> _Directions_:
Find each line with the string "draw" and report it.

[BEGIN Given material]

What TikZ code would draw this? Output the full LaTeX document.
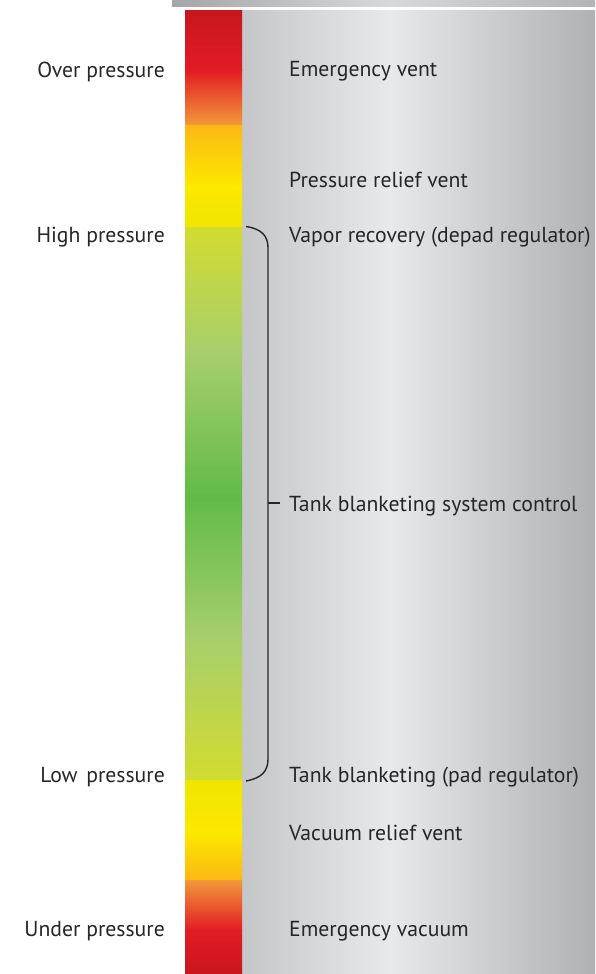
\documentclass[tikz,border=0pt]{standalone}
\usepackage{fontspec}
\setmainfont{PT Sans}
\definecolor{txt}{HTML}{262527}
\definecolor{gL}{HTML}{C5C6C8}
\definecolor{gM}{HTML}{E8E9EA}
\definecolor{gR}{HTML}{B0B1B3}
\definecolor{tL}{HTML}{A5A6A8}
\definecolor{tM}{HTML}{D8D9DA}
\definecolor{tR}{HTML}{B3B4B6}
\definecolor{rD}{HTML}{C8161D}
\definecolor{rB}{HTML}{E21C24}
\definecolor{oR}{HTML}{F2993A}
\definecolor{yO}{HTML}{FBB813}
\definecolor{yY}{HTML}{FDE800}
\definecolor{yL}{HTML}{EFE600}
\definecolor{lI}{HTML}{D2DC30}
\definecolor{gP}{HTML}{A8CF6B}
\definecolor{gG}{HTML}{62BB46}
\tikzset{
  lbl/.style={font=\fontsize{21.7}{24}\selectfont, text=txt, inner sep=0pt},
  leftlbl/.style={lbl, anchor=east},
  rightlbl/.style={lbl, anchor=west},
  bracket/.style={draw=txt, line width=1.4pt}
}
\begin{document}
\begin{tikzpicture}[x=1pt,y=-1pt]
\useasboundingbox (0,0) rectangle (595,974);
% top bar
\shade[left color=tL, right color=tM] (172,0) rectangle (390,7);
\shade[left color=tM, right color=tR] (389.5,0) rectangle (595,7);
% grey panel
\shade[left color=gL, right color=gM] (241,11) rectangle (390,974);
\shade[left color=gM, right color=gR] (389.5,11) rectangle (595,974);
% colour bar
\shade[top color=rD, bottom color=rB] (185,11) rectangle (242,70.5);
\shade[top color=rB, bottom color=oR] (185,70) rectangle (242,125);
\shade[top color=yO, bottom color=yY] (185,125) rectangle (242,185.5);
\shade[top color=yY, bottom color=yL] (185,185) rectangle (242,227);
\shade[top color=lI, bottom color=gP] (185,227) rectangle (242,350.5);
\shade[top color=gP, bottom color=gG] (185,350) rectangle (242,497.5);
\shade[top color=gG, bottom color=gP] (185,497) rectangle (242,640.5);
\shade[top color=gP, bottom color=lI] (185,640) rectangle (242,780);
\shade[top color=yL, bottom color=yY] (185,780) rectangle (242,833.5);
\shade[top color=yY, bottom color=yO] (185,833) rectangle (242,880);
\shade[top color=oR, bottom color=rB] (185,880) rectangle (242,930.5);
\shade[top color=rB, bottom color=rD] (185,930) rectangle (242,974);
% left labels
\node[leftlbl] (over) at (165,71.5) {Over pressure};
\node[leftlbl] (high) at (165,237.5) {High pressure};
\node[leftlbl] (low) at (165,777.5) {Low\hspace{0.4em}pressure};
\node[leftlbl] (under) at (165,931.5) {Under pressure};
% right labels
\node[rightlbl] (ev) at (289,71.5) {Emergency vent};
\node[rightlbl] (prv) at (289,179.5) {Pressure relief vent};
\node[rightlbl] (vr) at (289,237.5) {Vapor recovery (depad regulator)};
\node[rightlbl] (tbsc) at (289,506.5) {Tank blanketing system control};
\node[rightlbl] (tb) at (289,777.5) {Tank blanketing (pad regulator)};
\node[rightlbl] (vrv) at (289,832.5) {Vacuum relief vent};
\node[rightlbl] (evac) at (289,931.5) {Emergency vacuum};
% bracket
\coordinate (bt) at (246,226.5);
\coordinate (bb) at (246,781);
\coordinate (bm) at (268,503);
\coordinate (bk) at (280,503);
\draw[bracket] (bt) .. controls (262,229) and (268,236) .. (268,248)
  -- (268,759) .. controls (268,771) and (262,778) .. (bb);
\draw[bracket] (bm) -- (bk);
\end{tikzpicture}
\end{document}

[END Given material]

> _Solution to this problem_:
What TikZ code would draw this? Output the full LaTeX document.
  bracket/.style={draw=txt, line width=1.4pt}
\draw[bracket] (bt) .. controls (262,229) and (268,236) .. (268,248)
\draw[bracket] (bm) -- (bk);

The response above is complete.